Joe Rao, “Black Moon 2019: What It Is (and Why You Can’t See It)“, SPACE.com

That’s a very polite way of saying, “it’s all bullshit, really.”

So, what IS a Black Moon? Well, it’s the opposite of a Blue Moon, as in it’s the second New Moon in the month of July and a New Moon is when the sun, moon and Earth are in almost exact alignment; the entire Earth-facing side of the moon is in complete shadow. The upshot is you can’t see it. It’s a naked-eye astronomical non-event.

Having said that, should the moon exactly line up with the sun, you get a solar eclipse—arguably the most mind-blowing astronomical event we can see on Earth. A plain ol’ Black Moon? Not so much.

UPDATE: As this post turned into the seed for a fun little online discussion, I added some thoughts in the following Twitter thread.

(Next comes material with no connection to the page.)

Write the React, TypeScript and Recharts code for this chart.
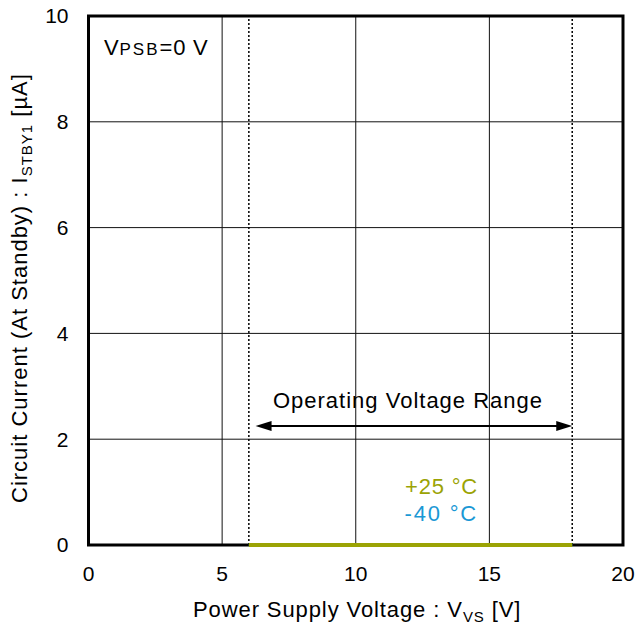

Feel free to @ me:

3 thoughts on “Tonight’s “Black Moon” Isn’t Actually a Thing”

  1. I enjoy your blog very much! Thank you for taking the time to share. I’m an amateur astronomer and astrologer. I respect that we might not see astrology the same way (I thought it was BS a long time ago). I don’t know if you know Kary Mullis – but he’s a Nobel Prize Winner for Chemistry and lives in your neck of the woods. If you ever come into contact with him – ask him about astrology. He does a better job of explaining it than I ever could. In my 60 years of living – I’ve learned to investigate what I do not know or understand before making assumptions. Thank you for allowing me space to comment. Keep writing – I’ll keep reading! You’re awesome! 🙂

  2. I’m unaware of any people in my astronomy circles who use terms like black moon, super moon, blood moon etc. They are just media beat up names for new moons, perigee full moons and lunar eclipses, designed to get them more clicks about events which will never live up to the hype.

    As you said, it’s all bullshit.

    And that applies to astrology too.